Congress and Maoists are considered relatively flexible about the demands of Madheshi parties. UML under its Chairman—and now and prime minister—KP Sharma Oli on the other hand seem to be in a mood to frustrate and tire out the Morcha. Oli is doing so because he believes the ‘divisive’ demands of Madheshi parties are unpopular. So the more he frustrates them, the greater will be the popularity of both him and his party.
Now talk sense
I personally believe the constitutional issues under discussion have been greatly distorted by the likes of Oli and the Morcha hardliner Rajendra Mahato. The fear of Congress and UML lawmakers that conceding the demand of the Madheshi parties for two Madhesh-only provinces will ultimately lead to secession ignores basic geopolitics of the region. The last thing India wants is yet another secessionist movement on its doorstep, with its reverberations for the Maoist-ridden West Bengal to the battlegrounds of Kashmir.

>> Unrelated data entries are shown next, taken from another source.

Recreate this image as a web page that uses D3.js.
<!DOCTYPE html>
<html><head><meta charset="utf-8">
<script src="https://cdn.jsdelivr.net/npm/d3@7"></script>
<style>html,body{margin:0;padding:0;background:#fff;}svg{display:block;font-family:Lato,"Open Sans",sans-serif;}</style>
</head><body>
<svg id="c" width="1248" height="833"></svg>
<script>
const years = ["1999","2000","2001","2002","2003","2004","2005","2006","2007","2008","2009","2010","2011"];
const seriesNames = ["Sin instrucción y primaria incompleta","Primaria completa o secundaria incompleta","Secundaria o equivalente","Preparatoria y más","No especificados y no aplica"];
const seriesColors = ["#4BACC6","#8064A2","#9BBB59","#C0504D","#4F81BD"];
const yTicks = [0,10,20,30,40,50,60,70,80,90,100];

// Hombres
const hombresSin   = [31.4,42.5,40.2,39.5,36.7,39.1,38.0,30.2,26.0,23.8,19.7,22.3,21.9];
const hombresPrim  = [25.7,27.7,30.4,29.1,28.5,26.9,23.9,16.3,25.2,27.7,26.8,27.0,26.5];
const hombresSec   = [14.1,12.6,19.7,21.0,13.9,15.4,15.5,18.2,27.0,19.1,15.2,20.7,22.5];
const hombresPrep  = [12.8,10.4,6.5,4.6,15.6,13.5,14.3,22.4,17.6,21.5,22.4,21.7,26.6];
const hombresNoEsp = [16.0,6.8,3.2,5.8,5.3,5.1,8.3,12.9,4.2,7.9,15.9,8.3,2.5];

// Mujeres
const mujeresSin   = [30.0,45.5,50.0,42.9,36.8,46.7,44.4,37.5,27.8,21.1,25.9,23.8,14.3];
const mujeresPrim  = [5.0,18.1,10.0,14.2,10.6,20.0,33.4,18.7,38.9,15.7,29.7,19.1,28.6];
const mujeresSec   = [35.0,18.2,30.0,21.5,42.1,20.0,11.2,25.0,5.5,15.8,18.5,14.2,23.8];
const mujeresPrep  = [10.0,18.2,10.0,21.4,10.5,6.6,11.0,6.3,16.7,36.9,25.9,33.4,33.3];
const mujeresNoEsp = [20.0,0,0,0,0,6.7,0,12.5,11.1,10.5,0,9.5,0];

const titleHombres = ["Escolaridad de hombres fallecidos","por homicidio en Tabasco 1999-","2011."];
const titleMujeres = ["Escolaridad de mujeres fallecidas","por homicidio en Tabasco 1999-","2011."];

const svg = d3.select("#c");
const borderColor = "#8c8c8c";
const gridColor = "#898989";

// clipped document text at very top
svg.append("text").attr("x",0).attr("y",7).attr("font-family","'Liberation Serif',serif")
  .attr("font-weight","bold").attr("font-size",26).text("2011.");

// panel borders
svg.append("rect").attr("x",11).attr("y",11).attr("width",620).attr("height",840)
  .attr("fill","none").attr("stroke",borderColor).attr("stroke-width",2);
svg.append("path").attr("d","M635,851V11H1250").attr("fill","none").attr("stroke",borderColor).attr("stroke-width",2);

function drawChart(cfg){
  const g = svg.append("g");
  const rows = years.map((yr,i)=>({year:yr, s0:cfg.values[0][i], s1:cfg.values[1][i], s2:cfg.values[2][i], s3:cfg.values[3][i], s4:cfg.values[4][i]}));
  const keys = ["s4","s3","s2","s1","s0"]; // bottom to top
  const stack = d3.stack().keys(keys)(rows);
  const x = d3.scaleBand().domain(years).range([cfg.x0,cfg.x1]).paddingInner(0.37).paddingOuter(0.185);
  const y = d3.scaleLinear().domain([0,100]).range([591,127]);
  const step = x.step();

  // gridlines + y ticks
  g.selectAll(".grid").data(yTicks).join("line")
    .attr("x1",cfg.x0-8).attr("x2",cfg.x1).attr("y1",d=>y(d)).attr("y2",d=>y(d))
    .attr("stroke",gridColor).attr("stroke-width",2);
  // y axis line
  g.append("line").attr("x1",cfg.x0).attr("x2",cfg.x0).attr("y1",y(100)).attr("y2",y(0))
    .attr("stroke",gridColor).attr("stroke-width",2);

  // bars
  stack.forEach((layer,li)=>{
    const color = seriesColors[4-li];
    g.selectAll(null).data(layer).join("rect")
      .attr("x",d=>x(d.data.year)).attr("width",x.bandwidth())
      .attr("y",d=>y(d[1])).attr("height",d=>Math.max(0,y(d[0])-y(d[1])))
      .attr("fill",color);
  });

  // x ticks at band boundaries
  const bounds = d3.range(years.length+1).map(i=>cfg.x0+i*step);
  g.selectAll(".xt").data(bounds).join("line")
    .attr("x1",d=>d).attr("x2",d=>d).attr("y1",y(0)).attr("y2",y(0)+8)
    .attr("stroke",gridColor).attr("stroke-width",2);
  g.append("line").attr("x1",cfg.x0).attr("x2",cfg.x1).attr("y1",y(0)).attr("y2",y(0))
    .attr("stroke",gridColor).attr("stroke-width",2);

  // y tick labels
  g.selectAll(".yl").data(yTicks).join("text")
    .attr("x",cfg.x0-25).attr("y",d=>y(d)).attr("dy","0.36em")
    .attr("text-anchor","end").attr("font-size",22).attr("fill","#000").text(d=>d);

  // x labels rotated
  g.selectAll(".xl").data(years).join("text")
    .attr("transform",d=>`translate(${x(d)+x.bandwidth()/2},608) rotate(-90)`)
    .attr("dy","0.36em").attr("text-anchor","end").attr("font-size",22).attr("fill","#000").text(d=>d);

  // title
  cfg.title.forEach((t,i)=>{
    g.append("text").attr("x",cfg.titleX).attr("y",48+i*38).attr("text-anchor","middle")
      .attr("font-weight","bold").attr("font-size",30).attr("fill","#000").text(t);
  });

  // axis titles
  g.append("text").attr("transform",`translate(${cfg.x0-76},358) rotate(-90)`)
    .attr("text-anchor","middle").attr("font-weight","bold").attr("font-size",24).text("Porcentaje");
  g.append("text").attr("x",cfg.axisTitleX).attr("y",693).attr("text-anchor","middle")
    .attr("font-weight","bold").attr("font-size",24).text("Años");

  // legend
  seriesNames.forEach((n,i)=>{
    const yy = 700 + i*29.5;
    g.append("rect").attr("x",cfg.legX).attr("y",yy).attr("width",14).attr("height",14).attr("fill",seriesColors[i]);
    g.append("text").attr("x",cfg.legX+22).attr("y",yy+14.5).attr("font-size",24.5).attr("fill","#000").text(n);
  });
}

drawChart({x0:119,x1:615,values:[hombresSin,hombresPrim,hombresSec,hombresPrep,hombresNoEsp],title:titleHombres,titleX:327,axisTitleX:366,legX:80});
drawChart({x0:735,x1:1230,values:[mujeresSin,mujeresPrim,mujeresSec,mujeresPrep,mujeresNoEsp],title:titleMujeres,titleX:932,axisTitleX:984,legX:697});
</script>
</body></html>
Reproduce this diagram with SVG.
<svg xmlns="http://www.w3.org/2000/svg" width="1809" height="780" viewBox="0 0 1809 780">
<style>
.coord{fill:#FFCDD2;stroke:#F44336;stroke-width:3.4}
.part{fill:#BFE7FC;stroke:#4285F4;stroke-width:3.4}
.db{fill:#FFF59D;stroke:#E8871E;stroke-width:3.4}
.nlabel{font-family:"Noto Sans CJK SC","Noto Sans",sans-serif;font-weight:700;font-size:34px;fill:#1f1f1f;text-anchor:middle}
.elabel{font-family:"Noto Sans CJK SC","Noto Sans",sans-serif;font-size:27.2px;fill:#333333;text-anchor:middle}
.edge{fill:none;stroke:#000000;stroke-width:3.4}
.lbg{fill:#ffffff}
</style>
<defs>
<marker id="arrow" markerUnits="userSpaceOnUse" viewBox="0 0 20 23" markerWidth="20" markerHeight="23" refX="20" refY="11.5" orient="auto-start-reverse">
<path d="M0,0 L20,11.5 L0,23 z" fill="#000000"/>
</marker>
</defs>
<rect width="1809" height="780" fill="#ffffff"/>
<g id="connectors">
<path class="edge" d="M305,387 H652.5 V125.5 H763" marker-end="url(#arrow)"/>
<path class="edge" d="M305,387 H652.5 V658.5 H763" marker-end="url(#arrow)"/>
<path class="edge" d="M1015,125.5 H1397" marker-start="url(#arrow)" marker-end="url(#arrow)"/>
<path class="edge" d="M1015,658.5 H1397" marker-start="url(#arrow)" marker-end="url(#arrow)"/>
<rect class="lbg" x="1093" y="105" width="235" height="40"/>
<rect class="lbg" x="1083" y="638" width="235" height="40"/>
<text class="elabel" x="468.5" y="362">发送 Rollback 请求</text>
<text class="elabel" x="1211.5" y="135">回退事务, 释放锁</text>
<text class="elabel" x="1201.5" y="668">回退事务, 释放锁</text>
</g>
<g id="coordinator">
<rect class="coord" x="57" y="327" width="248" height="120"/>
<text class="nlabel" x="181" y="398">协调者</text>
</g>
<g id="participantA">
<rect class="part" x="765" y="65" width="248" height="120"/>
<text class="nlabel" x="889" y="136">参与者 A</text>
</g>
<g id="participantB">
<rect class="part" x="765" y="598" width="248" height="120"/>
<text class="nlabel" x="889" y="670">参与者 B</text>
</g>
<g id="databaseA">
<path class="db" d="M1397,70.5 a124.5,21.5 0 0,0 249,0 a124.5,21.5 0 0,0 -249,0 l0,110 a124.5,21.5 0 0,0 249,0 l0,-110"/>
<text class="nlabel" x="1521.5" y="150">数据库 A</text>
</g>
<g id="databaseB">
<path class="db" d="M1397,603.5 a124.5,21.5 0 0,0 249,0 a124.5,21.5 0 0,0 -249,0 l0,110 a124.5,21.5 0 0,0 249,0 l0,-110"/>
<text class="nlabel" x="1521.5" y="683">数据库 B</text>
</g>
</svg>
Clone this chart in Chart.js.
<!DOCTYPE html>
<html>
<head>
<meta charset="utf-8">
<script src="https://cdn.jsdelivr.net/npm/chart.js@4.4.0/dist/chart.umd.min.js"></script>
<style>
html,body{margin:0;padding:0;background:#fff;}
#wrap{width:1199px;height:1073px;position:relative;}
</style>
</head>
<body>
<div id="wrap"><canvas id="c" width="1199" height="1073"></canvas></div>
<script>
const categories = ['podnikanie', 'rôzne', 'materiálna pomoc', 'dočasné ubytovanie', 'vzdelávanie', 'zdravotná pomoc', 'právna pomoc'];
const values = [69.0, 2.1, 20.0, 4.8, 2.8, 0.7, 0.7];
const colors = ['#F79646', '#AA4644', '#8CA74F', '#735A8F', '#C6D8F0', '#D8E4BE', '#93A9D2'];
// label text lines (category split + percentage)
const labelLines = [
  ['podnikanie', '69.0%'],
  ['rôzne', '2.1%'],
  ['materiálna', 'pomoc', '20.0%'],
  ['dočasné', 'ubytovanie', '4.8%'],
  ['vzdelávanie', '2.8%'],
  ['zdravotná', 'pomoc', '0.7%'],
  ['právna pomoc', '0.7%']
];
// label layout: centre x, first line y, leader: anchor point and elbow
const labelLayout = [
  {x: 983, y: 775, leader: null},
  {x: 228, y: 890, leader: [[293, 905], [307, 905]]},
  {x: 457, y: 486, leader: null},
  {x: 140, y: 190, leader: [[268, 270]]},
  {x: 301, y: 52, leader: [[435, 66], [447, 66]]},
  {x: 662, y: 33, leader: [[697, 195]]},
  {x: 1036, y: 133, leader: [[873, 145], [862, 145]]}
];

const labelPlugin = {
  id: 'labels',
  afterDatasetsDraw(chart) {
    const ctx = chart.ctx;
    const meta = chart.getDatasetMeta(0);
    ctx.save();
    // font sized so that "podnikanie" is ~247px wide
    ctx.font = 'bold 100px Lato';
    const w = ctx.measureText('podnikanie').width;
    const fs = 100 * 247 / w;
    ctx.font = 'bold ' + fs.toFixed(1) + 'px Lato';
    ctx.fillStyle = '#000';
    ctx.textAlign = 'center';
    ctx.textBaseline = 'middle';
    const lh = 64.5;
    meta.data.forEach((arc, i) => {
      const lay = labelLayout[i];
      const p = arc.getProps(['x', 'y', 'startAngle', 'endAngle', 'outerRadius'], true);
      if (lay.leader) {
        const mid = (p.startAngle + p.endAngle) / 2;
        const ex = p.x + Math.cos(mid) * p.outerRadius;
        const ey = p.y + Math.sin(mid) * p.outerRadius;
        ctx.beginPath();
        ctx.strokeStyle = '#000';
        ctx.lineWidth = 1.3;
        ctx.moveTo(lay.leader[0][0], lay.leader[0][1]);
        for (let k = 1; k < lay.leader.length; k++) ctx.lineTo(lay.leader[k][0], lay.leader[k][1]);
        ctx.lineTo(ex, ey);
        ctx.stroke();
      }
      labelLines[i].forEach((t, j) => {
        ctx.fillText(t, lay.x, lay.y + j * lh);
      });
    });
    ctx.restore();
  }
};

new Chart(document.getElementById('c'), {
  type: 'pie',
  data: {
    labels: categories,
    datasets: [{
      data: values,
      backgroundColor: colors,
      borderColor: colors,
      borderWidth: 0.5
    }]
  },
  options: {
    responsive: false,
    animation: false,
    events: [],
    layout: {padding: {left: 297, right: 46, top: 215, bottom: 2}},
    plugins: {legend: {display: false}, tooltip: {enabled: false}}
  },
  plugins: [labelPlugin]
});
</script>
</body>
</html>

But nor is the demand of the Madheshi parties for two Madhesh-only provinces entirely credible. The 22 districts comprising Tarai-Madhesh are not homogenous. For example in the easternmost district of Jhapa, there are only five percent native Madheshis. So it will be hard to impose a Pan-Madheshi identity on non-Madheshi majority districts like Jhapa and Morang.
Nor does their demand for ethnic federalism take cognizance of the fact that the new federal states carved on ethnic basis could be dominated by a handful of Madheshi elites in the highly stratified Madheshi society—as examples of other diverse federal countries such as Nigeria and Ethiopia whose provinces were carved along ethnic lines suggest.
The dicey power dynamics in Nepal that developed partly because of these willful distortions of important issues was further complicated by the Indian blockade, as it further increased polarization between the Madheshi and Pahadi communities. The Madheshis attributed the hardship from the blockade to the intransigence of the Pahadi-dominated Kathmandu elite. Big sections of the Pahadi community, meanwhile, increasingly viewed Madheshi parties as ‘India’s agents’. The Indian blockade also, paradoxically, boosted the secessionist movement in Madhesh.
In these polarized times emotions easily trump reason, something prime minister Oli, a master at manipulating public opinion, is acute aware of. He knows baiting Madheshi parties goes down well with his core Pahadi constituencies. Yet Oli and his UML party also can’t go it alone if Congress and Maoists —and, of course, India—are in a mood for a negotiated settlement with the Madheshi parties.
Whatever the reason for the recent rapprochement between the two sides in the constitutional standoff, the effort itself must be welcomed. It is utopian to expect neat solutions in such a polarized polity. The new constitution was a document of compromise. The federal project, like the constitution, will materialize only with similar compromise.
The political parties would do well to keep this in mind in the next few days of inter-party parleys leading up to January 18th.